Perhaps an intermediate step might be to try to get the government to share
the data with university research departments. It should be easier to get
university faculty members, department chairs, Deans, etc. to sign a
petition for such a data sharing initiative (or start with a "pilot
program". Nothing involving government/politics happens overnight ( except
violent overthrow). To achieve your goal I would recommend plotting out the
necessary " baby steps".

 



On Sunday, September 16, 2012, Jay Salsburg wrote:

Hello

My name is Jay Salsburg. I have been monitoring the NAVASPASUR SPACE RADAR
transmitter in Kickapoo Texas for many years. I am beginning to wonder why;
Why am I doing this? I get no benefits other than the unique direct
experience of hearing and seeing Doppler events caused by Objects moving in
Low Earth Orbit over North Texas, Southern Oklahoma, and Eastern New Mexico.

The point is that the US Government operates the best Meteor Detection
Network on the Planet but does not share the Data.

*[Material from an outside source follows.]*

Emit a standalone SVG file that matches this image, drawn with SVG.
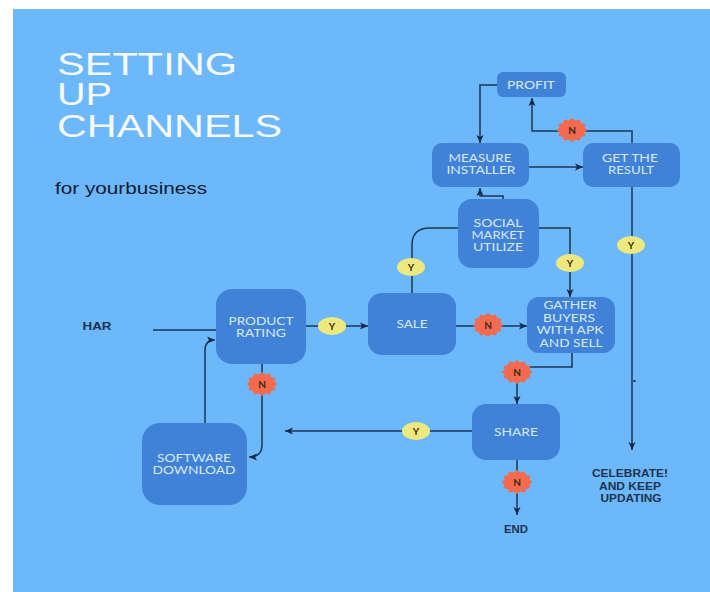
<svg xmlns="http://www.w3.org/2000/svg" xmlns:xlink="http://www.w3.org/1999/xlink" width="710" height="592" viewBox="0 0 710 592">
<style>
.node rect{fill:#4082D8}
.nt{font-family:Lato,"Liberation Sans",sans-serif;font-size:11px;fill:#D8E8FA;text-anchor:middle}
.title{font-family:"Liberation Sans",Arial,sans-serif;font-size:27px;fill:#F6FAFD}
.lbl{font-family:"Liberation Sans",Arial,sans-serif;font-weight:bold;font-size:10px;fill:#1C3350;text-anchor:middle}
.conn path{fill:none;stroke:#1C3656;stroke-width:1.5}
.yb ellipse{fill:#EEE97E}
.nb use{fill:#F46A4E}
.bt{font-family:Lato,"Liberation Sans",sans-serif;font-weight:bold;font-size:10px;fill:#3A2A14;text-anchor:middle}
</style>
<defs>
<marker id="arr" markerUnits="userSpaceOnUse" markerWidth="9" markerHeight="8" refX="8" refY="4" orient="auto">
<path d="M0,0.5 L8,4 L0,7.5 L2,4 Z" fill="#14294A"/>
</marker>
<polygon id="star" points="12,0 9.47,2.54 10.39,6 6.93,6.93 6,10.39 2.54,9.47 0,12 -2.54,9.47 -6,10.39 -6.93,6.93 -10.39,6 -9.47,2.54 -12,0 -9.47,-2.54 -10.39,-6 -6.93,-6.93 -6,-10.39 -2.54,-9.47 0,-12 2.54,-9.47 6,-10.39 6.93,-6.93 10.39,-6 9.47,-2.54"/>
</defs>
<rect x="0" y="0" width="710" height="592" fill="#FFFFFF"/>
<rect x="13" y="9" width="697" height="583" fill="#6CB8FA"/>

<g id="title">
<text class="title" x="57" y="75" transform="translate(0,-10.5) scale(1,1.14)" textLength="180" lengthAdjust="spacingAndGlyphs">SETTING</text>
<text class="title" x="57" y="105" transform="translate(0,-14.7) scale(1,1.14)" textLength="55" lengthAdjust="spacingAndGlyphs">UP</text>
<text class="title" x="57" y="137" transform="translate(0,-19.2) scale(1,1.14)" textLength="225" lengthAdjust="spacingAndGlyphs">CHANNELS</text>
<text x="55" y="194" font-family="Liberation Sans, Arial, sans-serif" font-size="16" fill="#0E1B33" textLength="152" lengthAdjust="spacingAndGlyphs">for yourbusiness</text>
</g>

<g id="connectors" class="conn">
<path d="M153,330 H216"/>
<path d="M205,423 V350 Q205,340 215,340" marker-end="url(#arr)"/>
<path d="M262,364 V445 Q262,457 249,457" marker-end="url(#arr)"/>
<path d="M306,326 H368" marker-end="url(#arr)"/>
<path d="M412,293 V245 Q412,228 430,228 H458"/>
<path d="M539,228 H570 V297" marker-end="url(#arr)"/>
<path d="M503,203 V196 H480 V188" marker-end="url(#arr)"/>
<path d="M529,167 H583" marker-end="url(#arr)"/>
<path d="M497,85 H480 V143" marker-end="url(#arr)"/>
<path d="M632,143 V131 H532 V98" marker-end="url(#arr)"/>
<path d="M632,187 V450" marker-end="url(#arr)"/>
<path d="M633,381 H636"/>
<path d="M456,326 H527" marker-end="url(#arr)"/>
<path d="M572,353 V367 H517 V404" marker-end="url(#arr)"/>
<path d="M472,431 H285" marker-end="url(#arr)"/>
<path d="M517,460 V515" marker-end="url(#arr)"/>
</g>

<g id="node-profit" class="node"><rect x="497" y="72" width="69" height="25" rx="6"/>
<text class="nt" x="531" y="89" textLength="48" lengthAdjust="spacingAndGlyphs">PROFIT</text></g>

<g id="node-measure" class="node"><rect x="432" y="143" width="97" height="44" rx="10"/>
<text class="nt" x="480" y="162" textLength="63" lengthAdjust="spacingAndGlyphs">MEASURE</text>
<text class="nt" x="481" y="174" textLength="69" lengthAdjust="spacingAndGlyphs">INSTALLER</text></g>

<g id="node-result" class="node"><rect x="583" y="143" width="97" height="44" rx="10"/>
<text class="nt" x="630" y="162" textLength="56" lengthAdjust="spacingAndGlyphs">GET THE</text>
<text class="nt" x="631" y="174" textLength="46" lengthAdjust="spacingAndGlyphs">RESULT</text></g>

<g id="node-social" class="node"><rect x="458" y="199" width="81" height="69" rx="14"/>
<text class="nt" x="498" y="227" textLength="49" lengthAdjust="spacingAndGlyphs">SOCIAL</text>
<text class="nt" x="498" y="239" textLength="53" lengthAdjust="spacingAndGlyphs">MARKET</text>
<text class="nt" x="498" y="251" textLength="50" lengthAdjust="spacingAndGlyphs">UTILIZE</text></g>

<g id="node-product" class="node"><rect x="216" y="289" width="90" height="75" rx="16"/>
<text class="nt" x="261" y="325" textLength="65" lengthAdjust="spacingAndGlyphs">PRODUCT</text>
<text class="nt" x="261" y="337" textLength="50" lengthAdjust="spacingAndGlyphs">RATING</text></g>

<g id="node-sale" class="node"><rect x="368" y="293" width="88" height="62" rx="14"/>
<text class="nt" x="412" y="328" textLength="31" lengthAdjust="spacingAndGlyphs">SALE</text></g>

<g id="node-gather" class="node"><rect x="527" y="297" width="88" height="56" rx="12"/>
<text class="nt" x="570" y="309" textLength="53" lengthAdjust="spacingAndGlyphs">GATHER</text>
<text class="nt" x="569" y="322" textLength="52" lengthAdjust="spacingAndGlyphs">BUYERS</text>
<text class="nt" x="570" y="334" textLength="67" lengthAdjust="spacingAndGlyphs">WITH APK</text>
<text class="nt" x="571" y="347" textLength="63" lengthAdjust="spacingAndGlyphs">AND SELL</text></g>

<g id="node-share" class="node"><rect x="472" y="404" width="88" height="56" rx="14"/>
<text class="nt" x="516" y="436" textLength="44" lengthAdjust="spacingAndGlyphs">SHARE</text></g>

<g id="node-software" class="node"><rect x="142" y="423" width="105" height="82" rx="18"/>
<text class="nt" x="194" y="462" textLength="74" lengthAdjust="spacingAndGlyphs">SOFTWARE</text>
<text class="nt" x="194" y="474" textLength="83" lengthAdjust="spacingAndGlyphs">DOWNLOAD</text></g>

<g id="node-har"><text class="lbl" x="97" y="330" font-size="10.5" textLength="29" lengthAdjust="spacingAndGlyphs">HAR</text></g>
<g id="node-end"><text class="lbl" x="516" y="533" font-weight="normal" textLength="24" lengthAdjust="spacingAndGlyphs">END</text></g>
<g id="node-celebrate">
<text class="lbl" x="630" y="477" textLength="76" lengthAdjust="spacingAndGlyphs">CELEBRATE!</text>
<text class="lbl" x="630" y="490" textLength="62" lengthAdjust="spacingAndGlyphs">AND KEEP</text>
<text class="lbl" x="631" y="502" textLength="61" lengthAdjust="spacingAndGlyphs">UPDATING</text>
</g>

<g id="badges-y" class="yb">
<ellipse cx="332" cy="326" rx="14" ry="9"/><text class="bt" x="332" y="330">Y</text>
<ellipse cx="411" cy="267" rx="14" ry="9"/><text class="bt" x="411" y="271">Y</text>
<ellipse cx="570" cy="263" rx="14" ry="9"/><text class="bt" x="570" y="267">Y</text>
<ellipse cx="631" cy="245" rx="14" ry="9"/><text class="bt" x="631" y="249">Y</text>
<ellipse cx="416" cy="431" rx="14" ry="9"/><text class="bt" x="416" y="435">Y</text>
</g>

<g id="badges-n" class="nb">
<use xlink:href="#star" href="#star" transform="translate(572,130) scale(1.3,1)"/><text class="bt" x="572" y="134">N</text>
<use xlink:href="#star" href="#star" transform="translate(262,384) scale(1.3,1)"/><text class="bt" x="262" y="388">N</text>
<use xlink:href="#star" href="#star" transform="translate(488,325) scale(1.3,1)"/><text class="bt" x="488" y="329">N</text>
<use xlink:href="#star" href="#star" transform="translate(517,372) scale(1.3,1)"/><text class="bt" x="517" y="376">N</text>
<use xlink:href="#star" href="#star" transform="translate(517,482) scale(1.3,1)"/><text class="bt" x="517" y="486">N</text>
</g>
</svg>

I CALL FOR ACTION: for the US Government to share the live DATA Stream and
any Archives of DATA of the NAVSPASUR Receiver array, in the name of
Science.

I imagine the best approach is to Draft a Proposal authored by the Meteor
Observation Community to be presented to Congress. Expecting opposition from
certain unfriendly US Government elements in the name of "National
Security," those who may oppose are actually not in charge of this
Instrumentality and its DATA. Protected by Congressional Acts, Congress is
in charge of this system and National Security is not the issue, Money is
the issue as it is always the issue.

Please provide comments, ideas, and suggestions.